4. Execute this script from Command Prompt:
   

   Figure 3.20: Converting a list of USD amounts to AUD

   Note that the convert_and_sum_list function didn't need the rate argument. It simply needed to pass it through to the convert_usd_to_aud function. Imagine that, instead of one argument, you had 10 that needed to be passed through. There will be a lot of unnecessary code. Instead, you will use the kwargs dictionary.

5. Add the following function to conversion.py:

   def convert_and_sum_list_kwargs(usd_list, **kwargs):

       total = 0

       for amount in usd_list:

           total += convert_usd_to_aud(amount, **kwargs)

       return total

   print(convert_and_sum_list_kwargs([1, 3], rate=0.8))

6. Execute this script from Command Prompt:

Figure 3.21: Altering the result by specifying the kwarg rate

Activity 9: Formatting Customer Names

Suppose that you are building a Customer Relationship Management (CRM) system, and you want to display a user record in the following format: John Smith (California). However, if you don't have a location in your system, you just want to see "John Smith."

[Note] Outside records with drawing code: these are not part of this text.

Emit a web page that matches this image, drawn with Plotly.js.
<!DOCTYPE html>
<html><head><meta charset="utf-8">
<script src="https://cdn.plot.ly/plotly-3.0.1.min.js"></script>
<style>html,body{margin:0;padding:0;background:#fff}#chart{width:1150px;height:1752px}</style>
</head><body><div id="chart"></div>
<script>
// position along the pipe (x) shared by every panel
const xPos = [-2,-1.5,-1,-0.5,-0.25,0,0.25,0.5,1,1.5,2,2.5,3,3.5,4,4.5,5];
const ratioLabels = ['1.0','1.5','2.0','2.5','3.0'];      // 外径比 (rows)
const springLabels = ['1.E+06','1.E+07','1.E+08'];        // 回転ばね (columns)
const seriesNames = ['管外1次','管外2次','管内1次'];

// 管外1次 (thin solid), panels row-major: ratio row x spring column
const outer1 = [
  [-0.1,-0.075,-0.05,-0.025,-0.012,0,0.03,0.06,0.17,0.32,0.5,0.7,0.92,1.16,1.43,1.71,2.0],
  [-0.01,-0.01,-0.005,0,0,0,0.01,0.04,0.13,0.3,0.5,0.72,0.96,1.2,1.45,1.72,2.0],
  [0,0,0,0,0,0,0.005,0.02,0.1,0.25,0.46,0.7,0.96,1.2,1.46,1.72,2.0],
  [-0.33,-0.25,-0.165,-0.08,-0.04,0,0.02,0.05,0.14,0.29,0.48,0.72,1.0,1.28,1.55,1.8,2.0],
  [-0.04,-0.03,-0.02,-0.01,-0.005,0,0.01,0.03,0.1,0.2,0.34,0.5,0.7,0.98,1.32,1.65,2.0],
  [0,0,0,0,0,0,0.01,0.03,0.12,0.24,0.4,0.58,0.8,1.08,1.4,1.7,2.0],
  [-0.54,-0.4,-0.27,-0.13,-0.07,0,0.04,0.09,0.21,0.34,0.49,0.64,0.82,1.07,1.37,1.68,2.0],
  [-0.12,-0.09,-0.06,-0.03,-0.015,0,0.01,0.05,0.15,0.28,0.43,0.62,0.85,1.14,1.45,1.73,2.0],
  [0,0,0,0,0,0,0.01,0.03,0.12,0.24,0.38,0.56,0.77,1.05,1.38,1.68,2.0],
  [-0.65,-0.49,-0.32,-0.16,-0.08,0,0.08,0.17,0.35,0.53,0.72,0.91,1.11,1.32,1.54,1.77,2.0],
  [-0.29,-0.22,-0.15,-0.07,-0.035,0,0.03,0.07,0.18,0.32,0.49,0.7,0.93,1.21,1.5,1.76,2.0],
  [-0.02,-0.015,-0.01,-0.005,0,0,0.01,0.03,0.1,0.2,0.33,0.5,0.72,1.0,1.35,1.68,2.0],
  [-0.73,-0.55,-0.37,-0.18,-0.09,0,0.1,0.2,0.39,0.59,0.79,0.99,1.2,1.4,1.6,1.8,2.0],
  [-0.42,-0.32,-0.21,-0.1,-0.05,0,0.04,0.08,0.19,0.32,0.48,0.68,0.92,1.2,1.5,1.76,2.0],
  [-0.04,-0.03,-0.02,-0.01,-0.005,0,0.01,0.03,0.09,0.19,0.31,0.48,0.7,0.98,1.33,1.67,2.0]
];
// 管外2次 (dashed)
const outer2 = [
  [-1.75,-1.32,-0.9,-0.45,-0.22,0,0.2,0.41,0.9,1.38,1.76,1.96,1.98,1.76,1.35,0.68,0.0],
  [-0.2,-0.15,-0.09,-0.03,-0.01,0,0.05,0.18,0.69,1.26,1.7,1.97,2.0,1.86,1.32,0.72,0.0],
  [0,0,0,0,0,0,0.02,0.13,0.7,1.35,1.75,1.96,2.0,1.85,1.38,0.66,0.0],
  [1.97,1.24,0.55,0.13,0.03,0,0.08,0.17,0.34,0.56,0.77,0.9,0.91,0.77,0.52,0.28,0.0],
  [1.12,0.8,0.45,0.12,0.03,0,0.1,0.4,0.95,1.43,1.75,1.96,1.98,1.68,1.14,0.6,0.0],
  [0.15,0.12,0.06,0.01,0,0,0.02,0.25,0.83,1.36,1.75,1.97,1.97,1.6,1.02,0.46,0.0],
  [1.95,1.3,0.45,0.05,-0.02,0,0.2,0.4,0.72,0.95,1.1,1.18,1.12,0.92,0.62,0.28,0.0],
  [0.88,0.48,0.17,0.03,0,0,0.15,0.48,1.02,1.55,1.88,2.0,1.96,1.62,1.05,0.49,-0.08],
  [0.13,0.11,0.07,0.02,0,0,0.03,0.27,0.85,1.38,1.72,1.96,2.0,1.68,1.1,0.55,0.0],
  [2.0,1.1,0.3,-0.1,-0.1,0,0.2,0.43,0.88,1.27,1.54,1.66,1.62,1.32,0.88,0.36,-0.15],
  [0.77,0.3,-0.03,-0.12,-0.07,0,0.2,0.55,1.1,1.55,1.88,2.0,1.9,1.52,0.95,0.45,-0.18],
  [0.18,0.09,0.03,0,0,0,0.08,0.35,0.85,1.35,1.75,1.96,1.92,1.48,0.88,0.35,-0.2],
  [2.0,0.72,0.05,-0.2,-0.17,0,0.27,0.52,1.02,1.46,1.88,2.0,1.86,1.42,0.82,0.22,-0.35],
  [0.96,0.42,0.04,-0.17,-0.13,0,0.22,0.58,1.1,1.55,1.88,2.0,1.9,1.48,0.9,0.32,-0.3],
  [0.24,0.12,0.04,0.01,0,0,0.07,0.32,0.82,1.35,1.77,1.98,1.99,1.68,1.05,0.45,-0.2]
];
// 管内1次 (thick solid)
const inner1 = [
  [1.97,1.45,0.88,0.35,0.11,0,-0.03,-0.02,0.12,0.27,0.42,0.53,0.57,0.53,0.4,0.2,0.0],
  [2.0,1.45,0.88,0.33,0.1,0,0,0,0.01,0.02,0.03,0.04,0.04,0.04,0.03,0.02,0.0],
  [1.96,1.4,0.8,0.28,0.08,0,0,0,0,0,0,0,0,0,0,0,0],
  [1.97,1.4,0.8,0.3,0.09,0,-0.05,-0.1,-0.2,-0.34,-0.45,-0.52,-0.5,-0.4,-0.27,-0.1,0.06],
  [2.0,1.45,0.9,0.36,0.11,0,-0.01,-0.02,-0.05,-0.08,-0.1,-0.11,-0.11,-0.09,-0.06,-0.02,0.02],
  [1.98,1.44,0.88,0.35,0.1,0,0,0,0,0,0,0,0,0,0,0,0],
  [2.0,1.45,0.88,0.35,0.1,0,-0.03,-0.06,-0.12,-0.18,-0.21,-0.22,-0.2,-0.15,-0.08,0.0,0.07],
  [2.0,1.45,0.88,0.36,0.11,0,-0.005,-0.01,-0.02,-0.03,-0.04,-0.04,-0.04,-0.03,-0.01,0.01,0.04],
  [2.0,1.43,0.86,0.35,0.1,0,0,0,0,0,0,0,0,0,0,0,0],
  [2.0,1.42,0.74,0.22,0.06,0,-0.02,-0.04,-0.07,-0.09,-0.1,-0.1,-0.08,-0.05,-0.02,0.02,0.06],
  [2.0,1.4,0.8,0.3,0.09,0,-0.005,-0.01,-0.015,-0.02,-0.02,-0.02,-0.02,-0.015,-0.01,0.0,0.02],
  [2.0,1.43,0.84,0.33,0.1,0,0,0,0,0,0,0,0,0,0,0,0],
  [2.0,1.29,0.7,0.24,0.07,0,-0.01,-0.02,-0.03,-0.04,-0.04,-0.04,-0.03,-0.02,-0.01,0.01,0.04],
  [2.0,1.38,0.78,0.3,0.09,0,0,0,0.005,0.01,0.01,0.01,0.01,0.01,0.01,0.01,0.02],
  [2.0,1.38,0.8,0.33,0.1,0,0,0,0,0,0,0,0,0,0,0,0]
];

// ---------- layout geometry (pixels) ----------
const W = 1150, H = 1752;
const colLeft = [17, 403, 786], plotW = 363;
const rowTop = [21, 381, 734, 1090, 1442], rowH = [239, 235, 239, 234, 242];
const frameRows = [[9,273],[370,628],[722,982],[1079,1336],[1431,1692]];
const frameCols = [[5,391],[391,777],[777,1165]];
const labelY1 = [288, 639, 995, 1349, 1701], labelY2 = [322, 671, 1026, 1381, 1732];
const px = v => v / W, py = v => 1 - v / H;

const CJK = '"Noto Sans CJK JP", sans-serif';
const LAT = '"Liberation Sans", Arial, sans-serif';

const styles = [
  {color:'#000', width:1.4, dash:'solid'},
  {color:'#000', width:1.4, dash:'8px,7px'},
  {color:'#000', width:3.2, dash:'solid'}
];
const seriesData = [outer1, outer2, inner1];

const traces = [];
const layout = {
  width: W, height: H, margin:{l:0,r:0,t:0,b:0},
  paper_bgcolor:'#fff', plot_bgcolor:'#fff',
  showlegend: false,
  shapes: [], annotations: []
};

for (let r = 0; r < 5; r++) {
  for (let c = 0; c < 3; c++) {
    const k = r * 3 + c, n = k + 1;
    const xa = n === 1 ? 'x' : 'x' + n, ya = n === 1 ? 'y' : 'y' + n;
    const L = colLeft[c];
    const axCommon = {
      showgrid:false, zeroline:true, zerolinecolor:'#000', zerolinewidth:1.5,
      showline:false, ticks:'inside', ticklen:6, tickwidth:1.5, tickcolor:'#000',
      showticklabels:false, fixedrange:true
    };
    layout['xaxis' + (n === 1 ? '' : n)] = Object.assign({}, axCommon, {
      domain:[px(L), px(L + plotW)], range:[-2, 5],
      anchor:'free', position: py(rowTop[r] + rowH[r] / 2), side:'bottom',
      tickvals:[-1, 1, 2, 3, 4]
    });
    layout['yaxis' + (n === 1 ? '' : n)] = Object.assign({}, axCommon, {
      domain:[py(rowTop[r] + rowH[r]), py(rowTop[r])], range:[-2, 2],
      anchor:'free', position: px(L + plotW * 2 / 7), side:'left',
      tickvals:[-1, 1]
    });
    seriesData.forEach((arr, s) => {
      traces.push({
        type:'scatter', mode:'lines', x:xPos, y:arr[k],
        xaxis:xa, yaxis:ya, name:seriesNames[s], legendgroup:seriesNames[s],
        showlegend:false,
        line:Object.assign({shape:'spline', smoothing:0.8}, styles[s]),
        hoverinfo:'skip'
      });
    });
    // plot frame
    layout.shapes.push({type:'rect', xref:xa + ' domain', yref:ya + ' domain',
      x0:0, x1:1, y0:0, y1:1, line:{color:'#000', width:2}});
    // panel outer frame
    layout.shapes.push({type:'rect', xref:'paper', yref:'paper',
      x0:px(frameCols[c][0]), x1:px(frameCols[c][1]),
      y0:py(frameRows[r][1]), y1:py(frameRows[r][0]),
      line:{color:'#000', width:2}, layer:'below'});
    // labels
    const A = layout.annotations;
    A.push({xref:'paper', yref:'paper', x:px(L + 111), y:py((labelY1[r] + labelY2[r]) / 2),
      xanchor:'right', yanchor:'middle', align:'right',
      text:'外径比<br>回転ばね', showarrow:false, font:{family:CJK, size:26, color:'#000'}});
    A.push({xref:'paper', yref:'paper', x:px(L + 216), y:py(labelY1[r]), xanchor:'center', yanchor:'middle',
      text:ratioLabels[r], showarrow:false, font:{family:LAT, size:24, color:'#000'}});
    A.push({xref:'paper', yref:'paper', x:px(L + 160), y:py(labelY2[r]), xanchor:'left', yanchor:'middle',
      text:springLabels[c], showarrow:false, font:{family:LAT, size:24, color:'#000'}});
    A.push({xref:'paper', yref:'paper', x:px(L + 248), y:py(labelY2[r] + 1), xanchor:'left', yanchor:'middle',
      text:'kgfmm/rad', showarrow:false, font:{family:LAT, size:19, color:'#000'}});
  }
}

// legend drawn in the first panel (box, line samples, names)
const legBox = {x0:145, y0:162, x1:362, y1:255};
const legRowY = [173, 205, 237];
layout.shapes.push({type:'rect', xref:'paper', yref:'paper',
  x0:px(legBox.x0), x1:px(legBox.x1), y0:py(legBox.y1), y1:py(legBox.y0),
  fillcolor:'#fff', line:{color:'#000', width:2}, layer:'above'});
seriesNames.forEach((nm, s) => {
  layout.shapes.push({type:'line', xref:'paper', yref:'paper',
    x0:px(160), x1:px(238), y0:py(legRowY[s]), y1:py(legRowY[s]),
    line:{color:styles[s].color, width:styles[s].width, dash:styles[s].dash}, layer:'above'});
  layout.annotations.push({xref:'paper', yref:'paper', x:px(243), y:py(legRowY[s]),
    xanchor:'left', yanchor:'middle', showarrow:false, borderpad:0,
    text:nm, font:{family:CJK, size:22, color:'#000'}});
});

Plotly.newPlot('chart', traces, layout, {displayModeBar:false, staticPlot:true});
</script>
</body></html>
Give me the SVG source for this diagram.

Create a format_customer function that takes two required positional arguments, first_name and last_name, and one optional keyword argument, location. It should return a string in the required format.

The steps are as follows:

1. Create the customer.py file.
2. Define the format_customer function.
3. Open a Python shell and import your format_customer function.
4. Try running a few examples. The outputs should look like this:

   from customer import format_customer

   format_customer('John', 'Smith', location='California')

   You should get the following output:

Figure 3.22: The formatted customer name

format_customer('Mareike', 'Schmidt')

You should get the following output:

Figure 3.23: Omitting the location

Note

The solution for this activity is available on page 530.